The Committee reported that stakeholders shared a concern that consumer-directed finance would raise privacy issues, as shared financial data could become vulnerable to cyberattacks and data breaches. However, the Committee maintained that safety concerns have to be viewed in light of the increased capability to share data and consumers have already begun to fill the void in the financial sector by employing techniques such as data-scrapping. In this context, it is prudent to develop a framework that promotes safer sharing of consumer financial data.

Stakeholders also provided suggestions on how these risks could be addressed. There were calls for adopting an accreditation system that would provide a clear, fair and transparent way for stakeholders to receive authorization to engage in consumer-directed finance. In such an accreditation system, the participants would have to meet certain standards for risk management and could be overseen by a regulator or independent expert. However, stakeholders were clear that this system should not be used as a competitive barrier to entry. Additionally, there were proposals for a means to identify consumers in the process, such as Digital IDs.

The Committee suggested that there was perhaps a greater risk that a robust Canadian financial sector could fall behind in the global economy if a consumer-directed finance framework is not implemented. This could include Canada experiencing a brain-drain of talent. It could also involve globally competitive technology companies filling the financial void in Canada.

3. What is an appropriate role/course of action for the government?

The Committee reported that stakeholders expressed diverse opinions regarding the role of the government in establishing a consumer-directed finance framework. Stakeholders suggested that the government can stimulate the process by setting boundaries to protect consumers and participants yet allow innovation to take place. Additionally, some expressed that the government should set timelines in order to drive the process. There were mixed opinions on the government’s exact role in an accreditation system varying from (i) the government should allow stakeholders to establish a self-governance system, to (ii) the government should completely be in charge. Stakeholders generally agreed that the technical infrastructure should not be set by the government but by those industry stakeholders that have expertise in technical standards of how data is permissioned, moved and protected. Overall, the Committee recommended that the government collaborate with industry stakeholders, and ultimately be responsible for setting objectives of the consumer-directed finance framework.
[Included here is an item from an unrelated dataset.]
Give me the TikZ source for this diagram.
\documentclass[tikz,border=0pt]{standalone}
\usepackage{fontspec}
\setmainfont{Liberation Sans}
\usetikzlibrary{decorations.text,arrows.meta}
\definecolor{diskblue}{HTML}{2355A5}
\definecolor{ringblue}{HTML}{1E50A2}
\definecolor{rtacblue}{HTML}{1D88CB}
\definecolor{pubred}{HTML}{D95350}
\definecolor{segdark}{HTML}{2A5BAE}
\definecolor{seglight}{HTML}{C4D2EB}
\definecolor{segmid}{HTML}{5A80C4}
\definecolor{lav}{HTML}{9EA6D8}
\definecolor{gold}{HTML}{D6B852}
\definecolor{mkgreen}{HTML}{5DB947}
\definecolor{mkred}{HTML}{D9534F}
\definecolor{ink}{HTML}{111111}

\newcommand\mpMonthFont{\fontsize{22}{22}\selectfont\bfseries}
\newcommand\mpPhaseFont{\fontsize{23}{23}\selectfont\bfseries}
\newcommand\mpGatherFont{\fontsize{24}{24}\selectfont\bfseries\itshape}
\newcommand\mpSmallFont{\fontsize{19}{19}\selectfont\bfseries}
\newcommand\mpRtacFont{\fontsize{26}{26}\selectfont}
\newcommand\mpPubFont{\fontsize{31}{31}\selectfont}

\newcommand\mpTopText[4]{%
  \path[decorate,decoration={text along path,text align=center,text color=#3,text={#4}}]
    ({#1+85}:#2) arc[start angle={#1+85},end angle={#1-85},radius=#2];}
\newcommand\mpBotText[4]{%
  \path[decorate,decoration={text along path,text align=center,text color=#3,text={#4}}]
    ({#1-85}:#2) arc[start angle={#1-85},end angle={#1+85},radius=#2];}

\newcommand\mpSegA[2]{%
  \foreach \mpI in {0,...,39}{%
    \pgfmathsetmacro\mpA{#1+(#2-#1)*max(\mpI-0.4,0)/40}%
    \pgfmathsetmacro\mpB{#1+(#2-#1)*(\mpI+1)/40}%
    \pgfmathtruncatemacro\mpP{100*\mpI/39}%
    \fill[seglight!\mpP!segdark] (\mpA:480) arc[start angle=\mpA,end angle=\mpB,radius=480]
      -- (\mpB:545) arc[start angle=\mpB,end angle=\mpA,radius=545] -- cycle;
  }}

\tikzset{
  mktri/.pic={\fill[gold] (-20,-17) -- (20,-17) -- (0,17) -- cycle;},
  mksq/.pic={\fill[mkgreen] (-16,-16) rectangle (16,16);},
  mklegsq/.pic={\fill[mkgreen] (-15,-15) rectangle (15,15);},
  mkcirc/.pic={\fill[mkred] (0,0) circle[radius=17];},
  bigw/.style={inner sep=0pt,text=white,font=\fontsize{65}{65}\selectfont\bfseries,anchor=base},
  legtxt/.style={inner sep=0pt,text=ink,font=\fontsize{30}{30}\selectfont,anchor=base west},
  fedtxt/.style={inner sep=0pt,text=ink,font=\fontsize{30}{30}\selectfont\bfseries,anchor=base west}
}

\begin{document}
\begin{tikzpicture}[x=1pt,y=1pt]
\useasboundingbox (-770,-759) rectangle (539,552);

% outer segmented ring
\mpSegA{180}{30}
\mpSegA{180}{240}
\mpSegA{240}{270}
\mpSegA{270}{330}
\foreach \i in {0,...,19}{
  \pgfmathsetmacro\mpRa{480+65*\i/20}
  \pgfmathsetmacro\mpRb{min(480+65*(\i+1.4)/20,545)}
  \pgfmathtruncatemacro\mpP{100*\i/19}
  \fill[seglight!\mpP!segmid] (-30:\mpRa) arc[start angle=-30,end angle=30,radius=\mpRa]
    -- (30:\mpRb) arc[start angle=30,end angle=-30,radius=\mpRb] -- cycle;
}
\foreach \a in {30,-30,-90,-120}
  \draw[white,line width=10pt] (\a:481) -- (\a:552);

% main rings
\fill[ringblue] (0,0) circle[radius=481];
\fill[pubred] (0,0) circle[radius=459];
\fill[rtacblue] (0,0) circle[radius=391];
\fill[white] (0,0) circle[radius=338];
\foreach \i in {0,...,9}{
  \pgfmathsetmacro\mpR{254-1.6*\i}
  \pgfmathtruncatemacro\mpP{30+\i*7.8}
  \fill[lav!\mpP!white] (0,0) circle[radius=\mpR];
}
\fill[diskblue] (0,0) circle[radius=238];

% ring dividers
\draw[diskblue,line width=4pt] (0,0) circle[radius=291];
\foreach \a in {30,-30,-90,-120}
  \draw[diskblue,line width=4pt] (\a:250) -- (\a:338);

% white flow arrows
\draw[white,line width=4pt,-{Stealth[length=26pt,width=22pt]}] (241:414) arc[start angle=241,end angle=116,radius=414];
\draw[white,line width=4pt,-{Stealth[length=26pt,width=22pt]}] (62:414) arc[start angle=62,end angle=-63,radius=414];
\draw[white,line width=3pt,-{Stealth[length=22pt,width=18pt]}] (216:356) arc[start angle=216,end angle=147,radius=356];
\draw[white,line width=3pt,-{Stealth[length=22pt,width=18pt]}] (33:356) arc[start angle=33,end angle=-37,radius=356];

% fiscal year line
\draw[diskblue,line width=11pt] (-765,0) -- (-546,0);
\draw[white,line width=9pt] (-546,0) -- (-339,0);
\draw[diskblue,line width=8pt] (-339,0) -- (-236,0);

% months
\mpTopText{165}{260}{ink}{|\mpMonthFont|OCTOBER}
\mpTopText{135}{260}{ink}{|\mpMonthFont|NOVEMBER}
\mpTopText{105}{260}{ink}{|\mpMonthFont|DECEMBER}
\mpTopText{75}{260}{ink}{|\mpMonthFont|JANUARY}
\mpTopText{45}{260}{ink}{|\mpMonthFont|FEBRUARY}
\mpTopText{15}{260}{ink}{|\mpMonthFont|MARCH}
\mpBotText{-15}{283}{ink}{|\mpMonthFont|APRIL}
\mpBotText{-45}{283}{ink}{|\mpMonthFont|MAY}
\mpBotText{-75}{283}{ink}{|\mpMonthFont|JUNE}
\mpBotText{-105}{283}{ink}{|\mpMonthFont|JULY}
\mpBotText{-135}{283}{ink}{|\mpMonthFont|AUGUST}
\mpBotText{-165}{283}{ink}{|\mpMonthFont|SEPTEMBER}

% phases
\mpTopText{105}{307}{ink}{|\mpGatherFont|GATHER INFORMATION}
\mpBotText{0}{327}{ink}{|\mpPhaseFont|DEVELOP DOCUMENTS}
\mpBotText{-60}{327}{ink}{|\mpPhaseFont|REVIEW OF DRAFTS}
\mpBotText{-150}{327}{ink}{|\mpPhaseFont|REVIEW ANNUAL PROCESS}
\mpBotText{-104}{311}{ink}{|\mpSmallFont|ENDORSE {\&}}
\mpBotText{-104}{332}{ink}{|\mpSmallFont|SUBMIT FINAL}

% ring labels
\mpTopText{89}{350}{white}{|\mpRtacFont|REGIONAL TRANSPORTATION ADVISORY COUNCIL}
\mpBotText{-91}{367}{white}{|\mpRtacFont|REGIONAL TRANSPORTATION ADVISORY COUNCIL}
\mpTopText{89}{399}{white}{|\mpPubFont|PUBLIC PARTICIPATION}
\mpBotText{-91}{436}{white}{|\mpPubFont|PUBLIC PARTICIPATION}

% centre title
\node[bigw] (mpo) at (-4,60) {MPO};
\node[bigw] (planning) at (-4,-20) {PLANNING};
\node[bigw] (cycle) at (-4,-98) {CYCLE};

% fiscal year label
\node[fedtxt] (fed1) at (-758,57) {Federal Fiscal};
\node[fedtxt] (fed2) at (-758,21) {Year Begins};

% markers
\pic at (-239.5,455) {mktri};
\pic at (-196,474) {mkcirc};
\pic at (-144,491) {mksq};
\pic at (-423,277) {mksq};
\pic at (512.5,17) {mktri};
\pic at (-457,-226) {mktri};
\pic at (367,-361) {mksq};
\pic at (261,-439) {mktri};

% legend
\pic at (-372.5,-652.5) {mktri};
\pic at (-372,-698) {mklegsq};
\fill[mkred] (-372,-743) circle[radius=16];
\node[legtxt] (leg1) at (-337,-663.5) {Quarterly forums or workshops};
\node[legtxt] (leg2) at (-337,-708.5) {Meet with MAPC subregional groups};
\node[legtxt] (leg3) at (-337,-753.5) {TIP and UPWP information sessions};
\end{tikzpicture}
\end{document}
The Committee discussed the role of the government in establishing and propagating a consumer-directed finance model. This would include educating consumers on the benefits and risks, and rights and responsibilities of using such tools. The government would have to focus on education if consumers are to have confidence in the technology and adopt it. The government would also have to ensure that the tools do not unintentionally exclude individuals, such as though in rural communities. Additionally, the government could initiate policy research efforts to assess how international jurisdictions are implementing consumer-directed finance, and suggest ways of adapting these approaches to the unique Canadian context.

Conclusion

Consumer-directed finance has the potential to offer Canadians expanded access to alternative financing by more easily allowing data to flow from financial institutions to third parties. There is a clear desire for this solution as demonstrated by the fact that Canadians are already engaging in consumer-directed finance through data-scrapping. Currently, there are many individuals and businesses that cannot meet their financial needs through traditional means. Given this context, there is a role for the government to come together with stakeholders to implement a framework for consumer-directed finance. Ultimately, this will benefit consumers by improving their options to improve financial health, as well as stakeholders, the financial sector and the Canadian economy which will experience a boost in innovation and productivity.

 

[1] Appointed by Canada’s Minister of Finance in 2018.